When solar panels are owned by a third party and not the homeowner, it can delay the sale of a home, said Christina Mathieson, founder of the HomeVolution Program, a West Sayville, New York-based clean energy training company.
"Owning a solar system adds tremendous value to a home," she said. "Going solar has tax advantages in most states whether it's owned or leased and it allows the homeowner to have more control over his monthly living expenses."
When homeowners buy the panels, they are able to lock in a monthly payment which never increases, said Mathieson, who wrote the curriculum for a New York State Department of State continuing education course designed for real estate professionals so they can estimate the value of a home which has solar panels.
"At the end of the term of your loan, the payment goes away but you continue to produce energy -- that you're not buying from the utility -- for 25 years or more depending on the panel you chose and the warranty," she said. "Solar can be appraised on the value of the energy it will produce for it's remaining useful life or the value of the equipment itself when you own it."
Opting to lease the panels has its downfalls because free solar does not exist.
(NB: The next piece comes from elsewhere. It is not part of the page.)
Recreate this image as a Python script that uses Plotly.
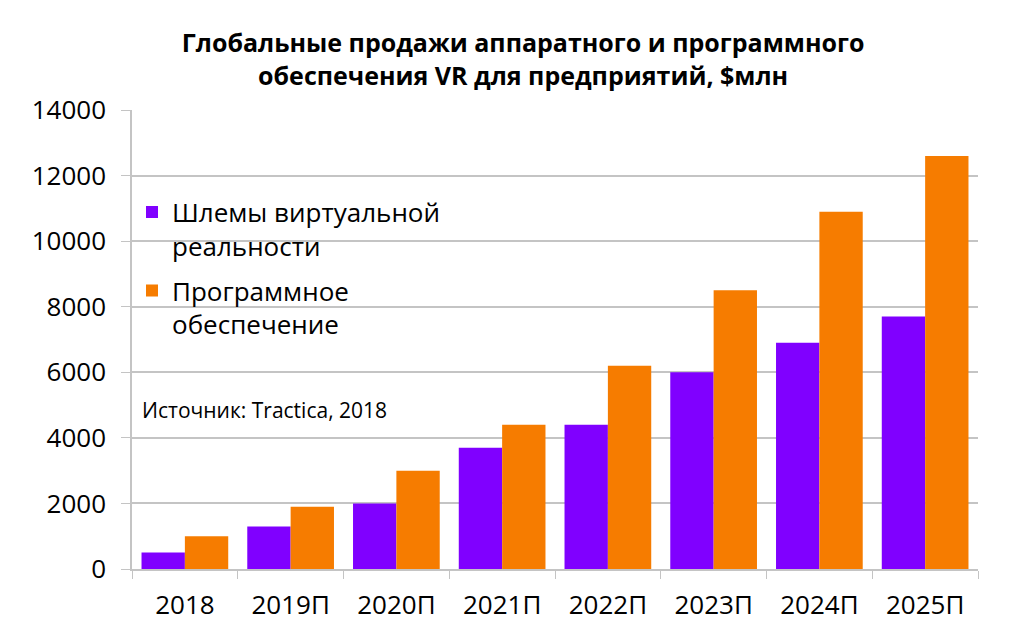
import plotly.graph_objects as go

# ----------------------------
# Data
# ----------------------------
years = ["2018", "2019П", "2020П", "2021П", "2022П", "2023П", "2024П", "2025П"]
headsets = [500, 1300, 2000, 3700, 4400, 6000, 6900, 7700]
software = [1000, 1900, 3000, 4400, 6200, 8500, 10900, 12600]

series_names = ["Шлемы виртуальной<br>реальности", "Программное<br>обеспечение"]
title_text = ("<b>Глобальные продажи аппаратного и программного<br>"
              "обеспечения VR для предприятий, $млн</b>")
source_text = "Источник: Tractica, 2018"

PURPLE = "#8000FF"
ORANGE = "#F67C00"
GRID = "#C4C4C4"
FONT = "Open Sans, Lato, sans-serif"

fig = go.Figure()
fig.add_trace(go.Bar(x=years, y=headsets, name=series_names[0], legendgroup="a",
                     marker=dict(color=PURPLE, line=dict(width=0))))
fig.add_trace(go.Bar(x=years, y=software, name=series_names[1], legendgroup="b",
                     marker=dict(color=ORANGE, line=dict(width=0))))

fig.add_annotation(text=source_text, xref="paper", yref="paper",
                   x=0.01, y=0.346, xanchor="left", yanchor="middle",
                   showarrow=False, font=dict(family=FONT, size=21, color="black"))

# page body adds 8px offset, margins compensate
fig.update_layout(
    width=1010, height=625,
    margin=dict(l=124, r=40, t=102, b=64),
    paper_bgcolor="white", plot_bgcolor="white",
    font=dict(family=FONT, color="black"),
    title=dict(text=title_text, x=0.51, xanchor="center",
               y=0.929, yanchor="top",
               font=dict(family=FONT, size=25, color="black")),
    barmode="group", bargap=0.18, bargroupgap=0,
    showlegend=True,
    legend=dict(x=0.0, y=0.829, xanchor="left", yanchor="top", valign="top",
                font=dict(family=FONT, size=26, color="black"),
                bgcolor="rgba(0,0,0,0)", tracegroupgap=8),
    xaxis=dict(showline=True, linecolor=GRID, linewidth=1.5,
               ticks="outside", tickson="boundaries", ticklen=8,
               tickcolor=GRID, tickfont=dict(family=FONT, size=26),
               ticklabelstandoff=12, showgrid=False),
    yaxis=dict(range=[0, 14000], dtick=2000, showline=True, linecolor=GRID,
               linewidth=1.5, ticks="outside", ticklen=9, tickcolor=GRID,
               showgrid=True, gridcolor=GRID, gridwidth=1.5,
               zeroline=False, tickformat="d", ticklabelstandoff=10,
               tickfont=dict(family=FONT, size=26)),
)

fig.write_html("out.html")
Lease agreements mean homeowners must pay a "rental" fee for the equipment and payments often rise on average by 2.9% annually, said Mathieson.
"You're either paying now or you're paying later," she said.
Potential homebuyers might balk when the solar system is owned by a third party, because they can easily purchase a brand new one for the same price or less, said Mathieson.
Another loophole is that there is no pre-payment option on many lease and power purchase agreement contracts which means the owner is contractually obligated to buy the power that the system produces for 20 years on average.
"If the new owner doesn't want that solar system, the current owner must completely pay off the contract in order to sell the house," she said. "If I was buying your home that had a third-party owned solar system attached to it and you owed $32,000 on the balance of the contract, my debt-to-income ratio would increase by that full amount. This often takes a pre-qualified buyer and disqualifies them."
Signing a 20-year contract might be a daunting prospect for many homeowners who are unsure if they will sell their home before then to relocate or purchase a larger or newer home.
"Every homeowner should read what they sign and in the case of the transfer of ownership of a home, it's best to make sure the solar is a part of the deal and not a surprise that you won't own either," said Mathieson. "20 years is a long time for a contract for something you'll never own."
Homeowners could possibly reap a 200% return on a solar investment, which can easily pay for the cost o the installation, said Pete Wilking, CEO of A1A Solar Contracting, a Jacksonville, Fla.-based residential solar contractor.
"A system can save homeowners up to $4 per watt or approximately $15,000 for many homes," he said. "Homebuyers get double rewards. In addition to the energy savings achieved by solar panels, they may also receive tax credits."
Adding solar is likely more advantageous since a kitchen renovation only generates a 60% return, Wilking said.